2022-04-28  |  06:15
Mówi:dr Andrzej Faliński
Funkcja:wiceprezes, Forum Dialogu Gospodarczego, były dyrektor generalny POHiD
  • MP4
  • Większość ekspertów spodziewa się szczytu inflacyjnego w połowie tego roku. Prezes NBP Adam Glapiński już kilkukrotnie wskazywał, że najprawdopodobniej przypadnie on na czerwiec br. Zdaniem Polskiego Instytutu Ekonomicznego w wakacje wzrost cen wyniesie ok. 12,5–13 proc. Według części ekspertów galopującego wzrostu cen może nie zahamować podnoszenie stóp procentowych, ponieważ wywołuje go cały szereg czynników, w tym polityka prowadzona przez rząd i wydatki typu 13. i 14. emerytura, Tarcza Antyinflacyjna i obniżka podatków wprowadzona przez Polski Ład. Dlatego w walce z inflacją niezbędne będzie też ograniczenie polityki socjalnej i wydatków budżetowych państwa. Jak ocenia Ministerstwo Finansów, poziom 3,5 proc. osiągniemy dopiero w 2025 roku.

    Według danych GUS w marcu br. inflacja konsumencka przebiła kolejną psychologiczną barierę i osiągnęła poziom 11 proc. w ujęciu rocznym. W lutym było to 8,5 proc. Marcowy odczyt okazał się znacząco wyższy, niż oczekiwali ekonomiści (konsensus rynkowy na poziomie 10,1 proc.) i oznacza, że wzrost cen jest obecnie największy od prawie 22 lat. Dotychczas tylko raz, w lipcu 2000 roku, inflacja w Polsce osiągnęła poziom dwucyfrowy.
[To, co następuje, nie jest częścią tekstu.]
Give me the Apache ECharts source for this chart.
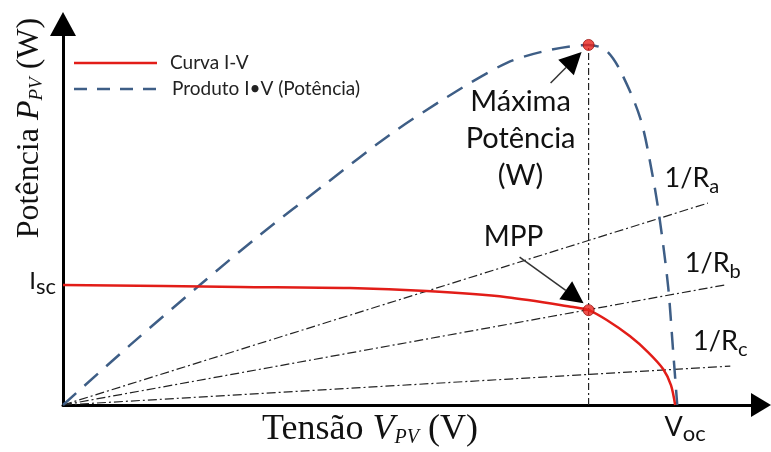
<!DOCTYPE html>
<html><head><meta charset="utf-8">
<script src="https://cdn.jsdelivr.net/npm/echarts@6/dist/echarts.min.js"></script>
<style>html,body{margin:0;padding:0;background:#fff}#c{width:771px;height:452px}</style>
</head><body><div id="c"></div>
<script>
// I-V curve (voltage, current) in relative units
const ivV = [0, 25.4, 41.1, 52.1, 63.6, 73.1, 75.3, 77.9, 81.2, 83.8, 86.0, 87.1, 87.7];
const ivI = [31.5, 31.0, 30.7, 29.9, 28.3, 25.7, 24.9, 22.3, 18.1, 13.9, 9.4, 5.2, 0];
// Power curve (voltage, power)
const pV = [0, 9.6, 19.6, 28.2, 37.8, 46.8, 55.0, 63.6, 69.8, 75.3, 77.7, 79.8, 82.7, 84.4, 85.5, 86.7, 87.4, 88.0];
const pP = [0, 15.7, 31.5, 44.6, 58.3, 70.9, 80.8, 89.8, 93.2, 94.5, 93.2, 87.9, 75.3, 60.9, 48.6, 31.0, 14.4, 0];
// Maximum power point
const mppV = 75.3, mppI = 24.9, maxP = 94.5;
const vocV = 87.7;
// Load lines 1/R
const loadSubs = ['a', 'b', 'c'];
const loadEndV = [92.4, 95.1, 95.6];
const loadEndI = [53.0, 31.6, 10.2];
const seriesNames = ['Curva I-V', 'Produto I•V (Potência)'];

const SANS = 'Lato';
const SERIF = 'Liberation Serif';
const RED = '#e21d18', BLUE = '#3e5e86';
const zip = (a, b) => a.map((v, i) => [v, b[i]]);

const series = [
  { name: seriesNames[0], type: 'line', data: zip(ivV, ivI), symbol: 'none', smooth: 0.3,
    lineStyle: { color: RED, width: 2.5 }, itemStyle: { color: RED }, z: 4 },
  { name: seriesNames[1], type: 'line', data: zip(pV, pP), symbol: 'none', smooth: 0.3,
    lineStyle: { color: BLUE, width: 2.5, type: [18, 11] }, itemStyle: { color: BLUE }, z: 3 }
];
loadSubs.forEach((s, k) => {
  series.push({ type: 'line', data: [[0, 0], [loadEndV[k], loadEndI[k]]], symbol: 'none', silent: true,
    lineStyle: { color: '#222', width: 1.2, type: [9, 3, 2, 3] }, z: 2 });
});
series.push({ type: 'line', data: [[mppV, 0], [mppV, maxP]], symbol: 'none', silent: true,
  lineStyle: { color: '#222', width: 1.2, type: [7, 3, 2, 3] }, z: 2 });
series.push({ type: 'scatter', data: [[mppV, mppI], [mppV, maxP]], symbol: 'circle', symbolSize: 11,
  itemStyle: { color: '#e8231d', borderColor: '#9c1410', borderWidth: 1 }, z: 6 });

const axisLine = (size) => ({ show: true, symbol: ['none', 'triangle'], symbolSize: size,
  lineStyle: { color: '#000', width: 3 } });

const option = {
  animation: false,
  backgroundColor: '#fff',
  grid: { left: 63, right: 10, top: 24, bottom: 47 },
  xAxis: { type: 'value', min: 0, max: 100, axisLine: axisLine([24, 20]), axisTick: { show: false },
    axisLabel: { show: false }, splitLine: { show: false } },
  yAxis: { type: 'value', min: 0, max: 100, axisLine: axisLine([26, 24]), axisTick: { show: false },
    axisLabel: { show: false }, splitLine: { show: false } },
  series: series
};

const chart = echarts.init(document.getElementById('c'));
chart.setOption(option);

const px = (v, i) => chart.convertToPixel({ gridIndex: 0 }, [v, i]);
const mctx = document.createElement('canvas').getContext('2d');
function tw(font, s) { mctx.font = font; return mctx.measureText(s).width; }

function subText(x, y, main, sub, size, subSize, drop, align) {
  const w1 = tw(size + 'px ' + SANS, main), w2 = tw(subSize + 'px ' + SANS, sub);
  const x0 = align === 'right' ? x - w1 - w2 : align === 'center' ? x - (w1 + w2) / 2 : x;
  return [
    { type: 'text', x: x0, y: y, z: 10, style: { text: main, fontFamily: SANS, fontSize: size, fill: '#111',
      align: 'left', verticalAlign: 'middle' } },
    { type: 'text', x: x0 + w1, y: y + 0.3 * (size - subSize) + drop, z: 10, style: { text: sub, fontFamily: SANS,
      fontSize: subSize, fill: '#111', align: 'left', verticalAlign: 'middle' } }
  ];
}

function arrow(tail, tip, len, half) {
  const dx = tip[0] - tail[0], dy = tip[1] - tail[1];
  const L = Math.hypot(dx, dy), ux = dx / L, uy = dy / L;
  const bx = tip[0] - ux * len, by = tip[1] - uy * len;
  return [
    { type: 'line', z: 9, shape: { x1: tail[0], y1: tail[1], x2: bx, y2: by }, style: { stroke: '#333', lineWidth: 1.5 } },
    { type: 'polygon', z: 9, shape: { points: [tip, [bx - uy * half, by + ux * half], [bx + uy * half, by - ux * half]] },
      style: { fill: '#000' } }
  ];
}

const pMax = px(mppV, maxP), pMpp = px(mppV, mppI), pIsc = px(0, ivI[0]), pVoc = px(vocV, 0);
let graphics = [];

// legend (drawn manually)
graphics.push({ type: 'line', shape: { x1: 74, y1: 63, x2: 157, y2: 63 }, style: { stroke: RED, lineWidth: 2.5 } });
graphics.push({ type: 'text', x: 170, y: 63, style: { text: seriesNames[0], fontFamily: SANS, fontSize: 19,
  fill: '#222', verticalAlign: 'middle' } });
graphics.push({ type: 'line', shape: { x1: 74, y1: 89, x2: 157, y2: 89 }, style: { stroke: BLUE, lineWidth: 2.5, lineDash: [13, 10] } });
graphics.push({ type: 'text', x: 172, y: 89, style: { text: seriesNames[1], fontFamily: SANS, fontSize: 19,
  fill: '#222', verticalAlign: 'middle' } });

// axis titles
graphics.push({ type: 'text', x: 26, y: 128, rotation: Math.PI / 2, z: 10, style: {
  text: '{n|Potência }{i|P}{s|PV}{n| (W)}', align: 'center', verticalAlign: 'middle',
  rich: {
    n: { fontFamily: SERIF, fontSize: 32, fill: '#111', lineHeight: 40, verticalAlign: 'bottom' },
    i: { fontFamily: SERIF, fontSize: 32, fill: '#111', lineHeight: 40, verticalAlign: 'bottom', fontStyle: 'italic' },
    s: { fontFamily: SERIF, fontSize: 19, fill: '#111', lineHeight: 20, verticalAlign: 'bottom', fontStyle: 'italic' }
  } } });
graphics.push({ type: 'text', x: 370, y: 428, z: 10, style: {
  text: '{n|Tensão }{i|V}{s|PV}{n| (V)}', align: 'center', verticalAlign: 'middle',
  rich: {
    n: { fontFamily: SERIF, fontSize: 36, fill: '#111', lineHeight: 40, verticalAlign: 'bottom' },
    i: { fontFamily: SERIF, fontSize: 36, fill: '#111', lineHeight: 40, verticalAlign: 'bottom', fontStyle: 'italic' },
    s: { fontFamily: SERIF, fontSize: 20, fill: '#111', lineHeight: 20, verticalAlign: 'bottom', fontStyle: 'italic' }
  } } });

// Isc and Voc
graphics = graphics.concat(subText(pIsc[0] - 7, pIsc[1] - 4, 'I', 'sc', 24, 22, 5, 'right'));
graphics = graphics.concat(subText(pVoc[0] + 10, pVoc[1] + 22, 'V', 'oc', 27, 22, 5, 'center'));

// Load line labels
loadSubs.forEach((s, k) => {
  const e = px(loadEndV[k], loadEndI[k]);
  const off = [[-16, -25], [-14, -21], [-10, -25]][k];
  graphics = graphics.concat(subText(e[0] + off[0], e[1] + off[1], '1/R', s, 27, 20, 6, 'center'));
});

// Máxima Potência text
graphics.push({ type: 'text', x: pMax[0] - 68, y: pMax[1] + 94, z: 10, style: {
  text: 'Máxima\nPotência\n(W)', align: 'center', verticalAlign: 'middle',
  fontFamily: SANS, fontSize: 29, lineHeight: 37, fill: '#111' } });
graphics.push({ type: 'text', x: pMpp[0] - 75, y: pMpp[1] - 73, z: 10, style: {
  text: 'MPP', align: 'center', verticalAlign: 'middle', fontFamily: SANS, fontSize: 28, fill: '#111' } });

// Arrows
graphics = graphics.concat(arrow([pMax[0] - 38, pMax[1] + 38], [pMax[0] - 7, pMax[1] + 7], 22, 11));
graphics = graphics.concat(arrow([pMpp[0] - 69, pMpp[1] - 53], [pMpp[0] - 5, pMpp[1] - 7], 22, 11));

chart.setOption({ graphic: graphics });
</script></body></html>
    Ekonomiści zauważają też, że inflacja od 12 miesięcy pozostaje znacząco powyżej górnej granicy odchyleń od celu inflacyjnego NBP (3,5 proc. r/r). Jednak na tym nie koniec, bo według większości ekspertów szczyt inflacyjny jest spodziewany w połowie tego roku. Według przyjętego w tym tygodniu przez rząd Wieloletniego Planu Finansowego Państwa na lata 2022–2025 (WPFP) w tym roku stopa inflacji średniorocznie wyniesie 9,1 proc., by w kolejnych latach stopniowo spadać (7,8 proc. w 2023 roku, 4,8 proc. w 2024 roku i 3,5 proc. w 2025 roku). 

    Musimy racjonalizować produkty, które się zużywają i które – z naszej winy czy bez naszej winy – drożeją, np. na różnego rodzaju surowce energetyczne musimy spojrzeć inaczej – mówi dr Andrzej Faliński, wiceprezes Forum Dialogu Gospodarczego i były dyrektor generalny Polskiej Organizacji Handlu i Dystrybucji.

    Skokowy wzrost inflacji w marcu to efekt wojny w Ukrainie. Wzrosły przede wszystkim ceny energii (24,3 proc.) oraz paliw (33,5 proc.), z kolei wzrost cen żywności przyspieszył do 9,2 proc. r/r. – Mamy do czynienia z ponownym przyspieszeniem wzrostu cen żywności. To efekt rosyjskiego embarga na handel nawozami oraz przerwania eksportu zbóż z Ukrainy. W szczytowym momencie wzrost cen żywności w Polsce wyniesie 14 proc. – prognozuje PIE.

    Według ekspertów to właśnie żywność, która jest istotną częścią koszyka zakupowego, oraz paliwa będą w kolejnych miesiącach napędzać wzrost inflacji. Gwałtowny wzrost cen nośników energii na początku wojny w Ukrainie był spowodowany obawami o ciągłość dostaw ropy i gazu z Rosji do Europy oraz strachem przed skutkami sankcji, które Zachód nakłada w odpowiedzi na rosyjską agresję. To doprowadziło do ostrych podwyżek cen na stacjach benzynowych w pierwszych dniach marca. Dlatego premier Mateusz Morawiecki mówił w ubiegłym tygodniu o „putinflacji”, której przyczyną jest agresywna polityka reżimu Władimira Putina i wojna w Ukrainie.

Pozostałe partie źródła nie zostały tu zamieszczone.